Texto patrístico de hoy en el Oficio de Lecturas de la Liturgia de las Horas

De los Sermones de san Agustín, obispo.(Sermón 19, 2-3: CCL 41, 252-254)

Yo reconozco mi culpa, dice el salmista. Si yo la reconozco, dígnate tú perdonarla. No tengamos en modo alguno la presunción de que vivimos rectamente y sin pecado. Lo que atestigua a favor de nuestra vida es el reconocimiento de nuestras culpas. Los hombres sin remedio son aquellos que dejan de atender a sus propios pecados para fijarse en los de los demás. No buscan lo que hay que corregir, sino en qué pueden morder. Y, al no poderse excusar a sí mismos, están siempre dispuestos a acusar a los demás. No es así cómo nos enseña el salmo a orar y dar a Dios satisfacción, ya que dice: Pues yo reconozco mi culpa, tengo presente mi pecado. El que así ora no atiende a los pecados ajenos, sino que se examina a sí mismo, y no de manera superficial, como quien palpa, sino profundizando en su interior. No se perdona a sí mismo, y por esto precisamente puede atreverse a pedir perdón.

Cuando Adán pecó, quiso echar la culpa de su pecado a Eva. Cuando Eva pecó, quiso echar la culpa de su pecado a la serpiente. ¿Cuántas veces no hacemos lo mismo? ¿cuántas veces miramos el pecado ajeno sin reparar en el propio? ¿No seremos a veces como Caín, que quiso huir de su pecado desviando la atención a una supuesta falta de obligación de cuidar a aquel a quien había asesinado?

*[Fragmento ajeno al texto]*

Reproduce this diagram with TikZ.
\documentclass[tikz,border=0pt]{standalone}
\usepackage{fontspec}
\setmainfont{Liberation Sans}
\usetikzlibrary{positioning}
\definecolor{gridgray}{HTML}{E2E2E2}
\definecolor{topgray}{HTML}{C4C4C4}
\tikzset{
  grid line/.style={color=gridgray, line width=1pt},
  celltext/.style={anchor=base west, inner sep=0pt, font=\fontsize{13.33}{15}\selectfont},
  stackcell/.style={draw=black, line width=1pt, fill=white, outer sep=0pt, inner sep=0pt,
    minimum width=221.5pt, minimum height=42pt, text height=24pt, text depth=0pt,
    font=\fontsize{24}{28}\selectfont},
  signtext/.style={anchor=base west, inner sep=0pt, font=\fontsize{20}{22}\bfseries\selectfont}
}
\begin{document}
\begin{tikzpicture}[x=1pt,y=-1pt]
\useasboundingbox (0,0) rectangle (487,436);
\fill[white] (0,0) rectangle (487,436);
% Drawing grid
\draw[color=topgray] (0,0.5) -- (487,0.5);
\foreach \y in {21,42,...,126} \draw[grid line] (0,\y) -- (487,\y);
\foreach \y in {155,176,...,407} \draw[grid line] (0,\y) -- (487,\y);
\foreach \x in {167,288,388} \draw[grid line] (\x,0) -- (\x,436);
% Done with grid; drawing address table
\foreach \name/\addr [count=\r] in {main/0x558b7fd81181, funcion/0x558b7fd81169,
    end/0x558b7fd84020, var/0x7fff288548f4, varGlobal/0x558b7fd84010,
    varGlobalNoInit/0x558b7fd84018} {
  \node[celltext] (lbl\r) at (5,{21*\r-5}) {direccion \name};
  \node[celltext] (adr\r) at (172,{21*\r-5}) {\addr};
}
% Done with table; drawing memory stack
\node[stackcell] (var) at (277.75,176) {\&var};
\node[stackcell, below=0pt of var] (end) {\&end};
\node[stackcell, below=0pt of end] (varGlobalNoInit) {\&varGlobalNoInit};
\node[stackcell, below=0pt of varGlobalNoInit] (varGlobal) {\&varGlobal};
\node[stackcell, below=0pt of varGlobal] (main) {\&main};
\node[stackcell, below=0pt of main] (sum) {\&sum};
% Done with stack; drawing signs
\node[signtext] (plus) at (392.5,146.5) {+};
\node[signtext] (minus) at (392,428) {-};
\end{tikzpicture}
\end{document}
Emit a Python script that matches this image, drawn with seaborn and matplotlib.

Ante Dios, no valen excusas. Solo vale el reconocimiento de la culpa. Y no cualquier reconocimiento. No basta con decir “oh, sí, Señor, no lo he hecho bien pero es que mira…". No, no hay nada que mirar. Si somos templo de su Espíritu -y si no lo eres es porque no lo has pedido-, no busquemos explicación a la profanación que hacemos cada vez que nos alejamos de su voluntad, porque no la hay. Aunque creamos tener una paja en tu ojo, eso no nos da derecho a ver la viga en el ojo ajeno. Porque es más fácil que nuestra paja sea viga que cualquier viga auténtica que pueda haber en los ojos de quienes, por las razones que sean, no han sido todavía iluminados por Cristo.